On ne peut compter d’abord que sur ce que l’on peut donner à son pays, plutôt que de compter sur l’ethnie, le parti ou la région. Il n’existe pas de société idéale. Ce sont ces jeunes anti-balaka qui prennent les machettes pour tuer, c’est avec eux que nous construirons la RCA. Les Séléka sont nos compatriotes du nord-est du pays, ils pensent qu’ils sont exclus de la RCA. C’est avec eux, pourtant, que nous construirons aussi la RCA. Tous ceux qui sont dans les camps, ce sont également les Centrafricains d’aujourd’hui. Il faut partir de ce qui existe pour construire le bien vivre ensemble.
Cette partition dont on parle est alors une illusion ?
Je suis d’accord pour une chose, tous les Centrafricains sont prêts à donner leur vie pour cela. La RCA léguée par Barthélémy Boganda n’est pas celle-là. Aucun centrafricain digne de ce nom ne peut parler de partition. Celui qui dit cela n’est pas centrafricain.
Quel message à nos lecteurs ?
Quelle que soit la longueur de la nuit, le jour finit toujours par venir.
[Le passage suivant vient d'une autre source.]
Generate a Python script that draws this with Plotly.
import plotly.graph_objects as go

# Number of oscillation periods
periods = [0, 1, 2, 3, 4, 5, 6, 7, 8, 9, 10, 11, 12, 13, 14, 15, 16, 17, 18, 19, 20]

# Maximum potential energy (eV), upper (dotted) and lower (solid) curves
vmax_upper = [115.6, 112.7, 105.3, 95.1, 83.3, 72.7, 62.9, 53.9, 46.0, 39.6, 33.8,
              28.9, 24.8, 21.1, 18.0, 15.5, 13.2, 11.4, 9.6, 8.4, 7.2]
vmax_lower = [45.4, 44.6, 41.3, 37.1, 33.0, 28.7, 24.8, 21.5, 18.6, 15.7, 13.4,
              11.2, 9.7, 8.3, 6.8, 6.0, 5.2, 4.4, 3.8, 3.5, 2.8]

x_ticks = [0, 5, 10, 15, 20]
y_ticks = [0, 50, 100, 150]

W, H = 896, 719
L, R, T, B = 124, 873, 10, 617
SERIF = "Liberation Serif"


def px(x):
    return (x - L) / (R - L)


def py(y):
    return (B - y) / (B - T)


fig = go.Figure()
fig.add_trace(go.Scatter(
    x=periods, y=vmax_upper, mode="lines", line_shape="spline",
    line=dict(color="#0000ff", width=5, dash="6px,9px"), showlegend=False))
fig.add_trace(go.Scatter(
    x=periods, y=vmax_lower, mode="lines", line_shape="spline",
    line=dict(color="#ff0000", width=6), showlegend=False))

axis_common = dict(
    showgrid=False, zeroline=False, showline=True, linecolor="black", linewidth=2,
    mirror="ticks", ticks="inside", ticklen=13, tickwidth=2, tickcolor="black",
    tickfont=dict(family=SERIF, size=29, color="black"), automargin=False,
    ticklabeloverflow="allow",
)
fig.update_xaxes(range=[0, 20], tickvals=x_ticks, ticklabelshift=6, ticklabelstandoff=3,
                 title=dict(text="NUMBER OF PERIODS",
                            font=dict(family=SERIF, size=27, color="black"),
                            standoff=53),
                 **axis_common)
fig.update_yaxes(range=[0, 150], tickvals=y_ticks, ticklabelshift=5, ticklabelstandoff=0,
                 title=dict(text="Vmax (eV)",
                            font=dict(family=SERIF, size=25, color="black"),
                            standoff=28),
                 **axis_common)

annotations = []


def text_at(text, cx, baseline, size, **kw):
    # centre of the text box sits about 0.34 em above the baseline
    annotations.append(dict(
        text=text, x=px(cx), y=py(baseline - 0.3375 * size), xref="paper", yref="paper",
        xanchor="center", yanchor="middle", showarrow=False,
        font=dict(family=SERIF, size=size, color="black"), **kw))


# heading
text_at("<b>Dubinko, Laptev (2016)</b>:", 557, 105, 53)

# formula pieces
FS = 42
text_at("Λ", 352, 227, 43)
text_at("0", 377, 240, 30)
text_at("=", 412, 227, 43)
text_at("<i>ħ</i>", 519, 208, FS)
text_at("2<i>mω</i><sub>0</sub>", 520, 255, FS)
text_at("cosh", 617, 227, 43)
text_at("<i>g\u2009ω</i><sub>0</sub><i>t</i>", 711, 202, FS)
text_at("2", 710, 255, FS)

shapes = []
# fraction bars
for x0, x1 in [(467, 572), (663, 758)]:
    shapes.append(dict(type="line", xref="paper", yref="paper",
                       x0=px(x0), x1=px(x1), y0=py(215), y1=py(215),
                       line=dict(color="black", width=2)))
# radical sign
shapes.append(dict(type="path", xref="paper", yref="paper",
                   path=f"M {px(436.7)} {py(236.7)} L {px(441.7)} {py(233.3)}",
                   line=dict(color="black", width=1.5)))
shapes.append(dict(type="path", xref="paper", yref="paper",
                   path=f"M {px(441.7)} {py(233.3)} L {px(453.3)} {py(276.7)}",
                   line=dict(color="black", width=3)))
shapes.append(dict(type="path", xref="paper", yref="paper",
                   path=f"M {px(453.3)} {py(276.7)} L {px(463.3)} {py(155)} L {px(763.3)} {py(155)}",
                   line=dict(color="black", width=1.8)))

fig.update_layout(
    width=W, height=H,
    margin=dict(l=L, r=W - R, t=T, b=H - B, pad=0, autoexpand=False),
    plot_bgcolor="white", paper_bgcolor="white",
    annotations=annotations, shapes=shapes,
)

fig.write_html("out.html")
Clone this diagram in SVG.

Le Centrafricain doit se souvenir de cela. Une mère enfante toujours dans la douleur. Les événements graves qui se déroulent aujourd’hui sont des alertes. Nous devons réfléchir. Nous avons échoué à la construction d’une Nation alors que nous avons tout en RCA. Nous n’avons pas su construire une société d’espérance, d’espoir où chacun puisse se sentir citoyen. Si nous comprenons ce qui nous arrive comme étant une opportunité, l’occasion d’un nouveau départ, nous aurons alors gagné. En 1982, le Tchad était un Etat néant selon le journal Jeune Afrique. 30 ans après, le Tchad est « debout ». C’est parce que des hommes et des femmes se sont levés et on dit ça suffit. En RCA nous sommes tous coresponsables de la descente aux enfers de notre pays, maintenant nous devons arrêter et reconstruire le pays.